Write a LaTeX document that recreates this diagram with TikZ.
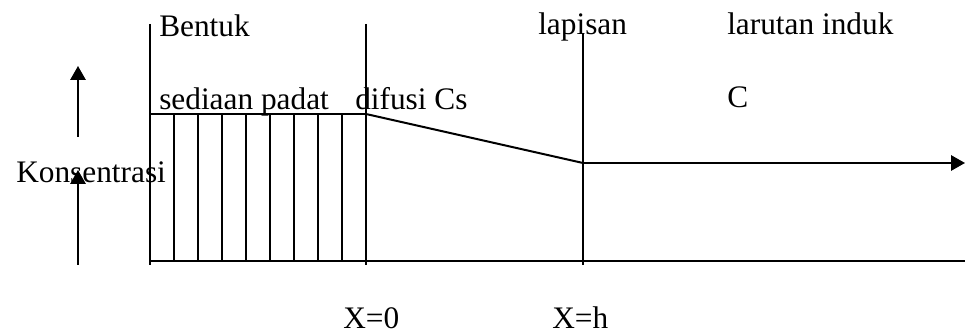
\documentclass[tikz,border=0pt]{standalone}
\usepackage{fontspec}
\setmainfont{Liberation Serif}
\usetikzlibrary{arrows.meta}
\begin{document}
\begin{tikzpicture}[x=0.75pt,y=-0.75pt,
  ln/.style={line width=1.5pt,black},
  arr/.style={ln,-{Triangle[length=10.5pt,width=11.5pt]}},
  lbl/.style={anchor=base west,inner sep=0pt,font=\fontsize{23.5pt}{28pt}\selectfont}]
\useasboundingbox (0,0) rectangle (965,334);
% named points
\coordinate (lt) at (150,24);
\coordinate (lb) at (150,265);
\coordinate (zt) at (366,24);
\coordinate (zb) at (366,265);
\coordinate (ht) at (583,33);
\coordinate (hb) at (583,265);
\coordinate (boxl) at (150,114);
\coordinate (cs) at (366,114);
\coordinate (ch) at (583,163);
\coordinate (aend) at (965,163);
\coordinate (b0) at (150,261);
\coordinate (b1) at (965,261);
\coordinate (ua0) at (78,137);
\coordinate (ua1) at (78,66);
\coordinate (la0) at (78,265);
\coordinate (la1) at (78,170);
% texts
\node[lbl] (t1) at (159,37) {Bentuk};
\node[lbl] (t2) at (159,110) {sediaan padat};
\node[lbl] (t3) at (355,110) {difusi Cs};
\node[lbl] (t4) at (538,35) {lapisan};
\node[lbl] (t5) at (727,35) {larutan induk};
\node[lbl] (t6) at (727,108) {C};
\node[lbl] (t7) at (16,183) {Konsentrasi};
\node[lbl] (t8) at (343,329) {X=0};
\node[lbl] (t9) at (552,329) {X=h};
% frame lines
\draw[ln] (lt) -- (lb);
\draw[ln] (zt) -- (zb);
\draw[ln] (ht) -- (hb);
\draw[ln] (boxl) -- (cs);
\foreach \x in {174,198,222,246,270,294,318,342} \draw[ln] (\x,114) -- (\x,261);
\draw[ln] (cs) -- (ch);
\draw[arr] (ch) -- (aend);
\draw[ln] (b0) -- (b1);
\draw[arr] (ua0) -- (ua1);
\draw[arr] (la0) -- (la1);
\end{tikzpicture}
\end{document}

Given instruction: Every line of the data should be copied as it stands, without the images.

The result:
Write a LaTeX document that recreates this diagram with TikZ.
\documentclass[tikz,border=0pt]{standalone}
\usepackage{fontspec}
\setmainfont{Liberation Serif}
\usetikzlibrary{arrows.meta}
\begin{document}
\begin{tikzpicture}[x=0.75pt,y=-0.75pt,
  ln/.style={line width=1.5pt,black},
  arr/.style={ln,-{Triangle[length=10.5pt,width=11.5pt]}},
  lbl/.style={anchor=base west,inner sep=0pt,font=\fontsize{23.5pt}{28pt}\selectfont}]
\useasboundingbox (0,0) rectangle (965,334);
% named points
\coordinate (lt) at (150,24);
\coordinate (lb) at (150,265);
\coordinate (zt) at (366,24);
\coordinate (zb) at (366,265);
\coordinate (ht) at (583,33);
\coordinate (hb) at (583,265);
\coordinate (boxl) at (150,114);
\coordinate (cs) at (366,114);
\coordinate (ch) at (583,163);
\coordinate (aend) at (965,163);
\coordinate (b0) at (150,261);
\coordinate (b1) at (965,261);
\coordinate (ua0) at (78,137);
\coordinate (ua1) at (78,66);
\coordinate (la0) at (78,265);
\coordinate (la1) at (78,170);
% texts
\node[lbl] (t1) at (159,37) {Bentuk};
\node[lbl] (t2) at (159,110) {sediaan padat};
\node[lbl] (t3) at (355,110) {difusi Cs};
\node[lbl] (t4) at (538,35) {lapisan};
\node[lbl] (t5) at (727,35) {larutan induk};
\node[lbl] (t6) at (727,108) {C};
\node[lbl] (t7) at (16,183) {Konsentrasi};
\node[lbl] (t8) at (343,329) {X=0};
\node[lbl] (t9) at (552,329) {X=h};
% frame lines
\draw[ln] (lt) -- (lb);
\draw[ln] (zt) -- (zb);
\draw[ln] (ht) -- (hb);
\draw[ln] (boxl) -- (cs);
\foreach \x in {174,198,222,246,270,294,318,342} \draw[ln] (\x,114) -- (\x,261);
\draw[ln] (cs) -- (ch);
\draw[arr] (ch) -- (aend);
\draw[ln] (b0) -- (b1);
\draw[arr] (ua0) -- (ua1);
\draw[arr] (la0) -- (la1);
\end{tikzpicture}
\end{document}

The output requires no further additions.